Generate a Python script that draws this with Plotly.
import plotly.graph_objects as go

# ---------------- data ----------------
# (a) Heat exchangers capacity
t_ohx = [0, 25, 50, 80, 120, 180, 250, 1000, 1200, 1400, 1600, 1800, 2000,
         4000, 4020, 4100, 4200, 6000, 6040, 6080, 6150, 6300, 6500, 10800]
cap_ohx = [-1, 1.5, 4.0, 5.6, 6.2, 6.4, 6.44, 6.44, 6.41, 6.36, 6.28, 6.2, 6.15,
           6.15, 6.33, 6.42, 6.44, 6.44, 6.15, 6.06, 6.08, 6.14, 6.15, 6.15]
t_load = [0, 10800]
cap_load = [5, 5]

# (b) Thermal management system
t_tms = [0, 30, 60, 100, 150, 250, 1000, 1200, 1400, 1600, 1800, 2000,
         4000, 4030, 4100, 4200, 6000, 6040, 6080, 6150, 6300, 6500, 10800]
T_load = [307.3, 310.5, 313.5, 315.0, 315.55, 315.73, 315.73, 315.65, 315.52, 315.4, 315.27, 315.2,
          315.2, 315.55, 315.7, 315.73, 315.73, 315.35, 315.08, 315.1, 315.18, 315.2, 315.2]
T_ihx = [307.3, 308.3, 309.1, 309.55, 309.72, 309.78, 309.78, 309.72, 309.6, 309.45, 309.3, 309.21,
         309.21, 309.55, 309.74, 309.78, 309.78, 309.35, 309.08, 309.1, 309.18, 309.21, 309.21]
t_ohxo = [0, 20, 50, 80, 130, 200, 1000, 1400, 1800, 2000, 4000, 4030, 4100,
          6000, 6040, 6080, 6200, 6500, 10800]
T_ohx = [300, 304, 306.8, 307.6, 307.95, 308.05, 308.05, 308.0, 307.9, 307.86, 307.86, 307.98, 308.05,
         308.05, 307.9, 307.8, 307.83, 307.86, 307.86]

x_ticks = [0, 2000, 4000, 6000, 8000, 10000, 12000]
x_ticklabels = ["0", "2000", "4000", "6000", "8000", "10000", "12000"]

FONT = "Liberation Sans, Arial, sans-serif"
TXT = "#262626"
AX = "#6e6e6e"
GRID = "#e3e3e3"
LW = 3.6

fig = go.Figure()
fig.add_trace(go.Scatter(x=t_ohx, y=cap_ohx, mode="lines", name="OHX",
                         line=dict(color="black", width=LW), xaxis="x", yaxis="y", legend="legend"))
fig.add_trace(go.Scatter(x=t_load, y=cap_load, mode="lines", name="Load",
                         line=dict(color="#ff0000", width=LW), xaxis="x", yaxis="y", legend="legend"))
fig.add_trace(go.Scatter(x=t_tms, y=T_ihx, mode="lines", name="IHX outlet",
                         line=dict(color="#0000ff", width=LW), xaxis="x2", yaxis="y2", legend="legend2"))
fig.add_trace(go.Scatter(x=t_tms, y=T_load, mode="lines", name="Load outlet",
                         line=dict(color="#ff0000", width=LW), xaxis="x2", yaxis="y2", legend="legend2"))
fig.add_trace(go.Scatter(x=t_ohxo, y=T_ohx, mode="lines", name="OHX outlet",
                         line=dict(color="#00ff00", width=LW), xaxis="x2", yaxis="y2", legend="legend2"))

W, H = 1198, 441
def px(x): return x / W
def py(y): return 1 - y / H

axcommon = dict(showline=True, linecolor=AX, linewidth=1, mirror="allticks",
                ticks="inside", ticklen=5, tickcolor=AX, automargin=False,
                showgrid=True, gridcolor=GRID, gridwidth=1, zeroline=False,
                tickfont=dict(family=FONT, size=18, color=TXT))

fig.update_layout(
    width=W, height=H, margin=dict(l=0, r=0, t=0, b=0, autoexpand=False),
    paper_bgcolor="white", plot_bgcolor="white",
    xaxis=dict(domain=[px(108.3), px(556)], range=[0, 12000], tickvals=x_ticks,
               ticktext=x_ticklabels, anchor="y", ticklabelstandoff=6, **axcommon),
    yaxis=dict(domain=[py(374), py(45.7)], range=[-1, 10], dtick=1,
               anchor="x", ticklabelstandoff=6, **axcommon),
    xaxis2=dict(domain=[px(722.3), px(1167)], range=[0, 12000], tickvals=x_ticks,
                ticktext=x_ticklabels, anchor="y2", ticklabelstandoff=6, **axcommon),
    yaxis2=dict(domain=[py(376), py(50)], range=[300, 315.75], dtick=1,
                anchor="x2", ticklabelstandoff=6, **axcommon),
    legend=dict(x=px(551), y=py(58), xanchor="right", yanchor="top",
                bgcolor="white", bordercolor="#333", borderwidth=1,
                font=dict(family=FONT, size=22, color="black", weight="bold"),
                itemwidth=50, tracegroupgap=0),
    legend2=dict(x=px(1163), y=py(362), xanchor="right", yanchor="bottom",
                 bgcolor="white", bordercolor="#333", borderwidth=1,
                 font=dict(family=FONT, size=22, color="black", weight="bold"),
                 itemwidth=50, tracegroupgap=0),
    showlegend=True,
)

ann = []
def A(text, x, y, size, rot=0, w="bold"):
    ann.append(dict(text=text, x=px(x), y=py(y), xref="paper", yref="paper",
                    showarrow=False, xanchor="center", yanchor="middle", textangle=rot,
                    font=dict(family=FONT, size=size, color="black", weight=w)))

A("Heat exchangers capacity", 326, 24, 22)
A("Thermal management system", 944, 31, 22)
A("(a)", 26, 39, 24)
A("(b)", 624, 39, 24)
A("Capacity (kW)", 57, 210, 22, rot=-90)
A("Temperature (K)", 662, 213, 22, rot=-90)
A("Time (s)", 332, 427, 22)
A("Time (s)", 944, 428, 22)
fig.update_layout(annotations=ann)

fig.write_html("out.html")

====

## What is being asked:
Your output must be the lines of the material above, from the first through the line that contains "import plotly.graph_objects as go", copied exactly. Include both endpoints and nothing else.

## Result for this exercise:
Generate a Python script that draws this with Plotly.
import plotly.graph_objects as go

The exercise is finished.